Common hedging methods include:
- Inverse Futures Contracts: Enter a short ADA futures contract equal to a portion of your long exposure to neutralize some risk during uncertain periods.
- Options Strategies: Buying put options on ADA through platforms like Deribit or Binance Options provides downside protection while preserving upside potential.
- Cross-Asset Hedges: Use BTC or ETH shorts to hedge systemic market risk if you expect broader crypto weakness, indirectly protecting your ADA longs.
Hedging costs, like option premiums or margin requirements for shorts, must be factored in to avoid eroding profits unnecessarily. However, in highly volatile markets, these costs are often justified by the risk reduction they offer.
Example: If ADA is trading at $0.50, purchasing a $0.45 strike put option expiring in one month might cost 3-5% of the notional position size but provides a floor against sharp downside moves, securing your capital.
Actionable Takeaways
- Cap leverage at 3-5x: Avoid aggressive leverage on ADA longs to allow room against volatility and reduce liquidation risk.
- Use stop-loss and trailing stops: Automate risk control by setting well-calibrated stops to cut losses and protect gains.
- Limit position size: Risk only 1-2% of your portfolio per trade and diversify across multiple assets to mitigate systemic shocks.
- Monitor sentiment and metrics: Track ADA open interest, funding rates, and on-chain signals to anticipate risk periods and adjust positions proactively.
- Consider hedging: Use options or inverse futures to offset downside risk during uncertain market conditions.
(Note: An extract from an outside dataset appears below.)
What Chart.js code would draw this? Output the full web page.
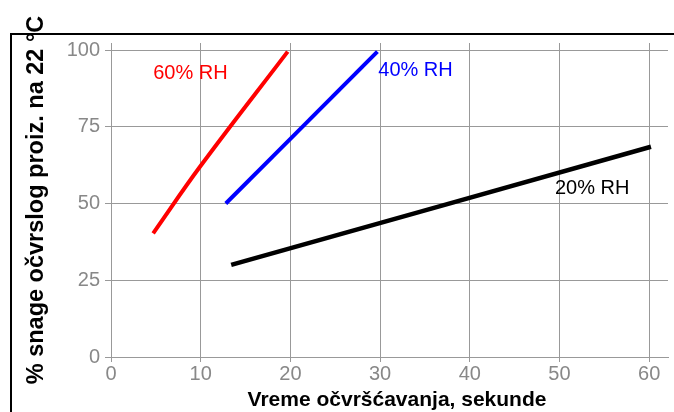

Cardano remains an exciting asset with strong fundamentals, but its price volatility demands disciplined risk management for leveraged traders. Employing prudent leverage, rigorous stop-loss protocols, diversified sizing, market data monitoring, and strategic hedging can significantly reduce the odds of unexpected liquidation. In the end, surviving the market’s storm is a prerequisite to profiting from it.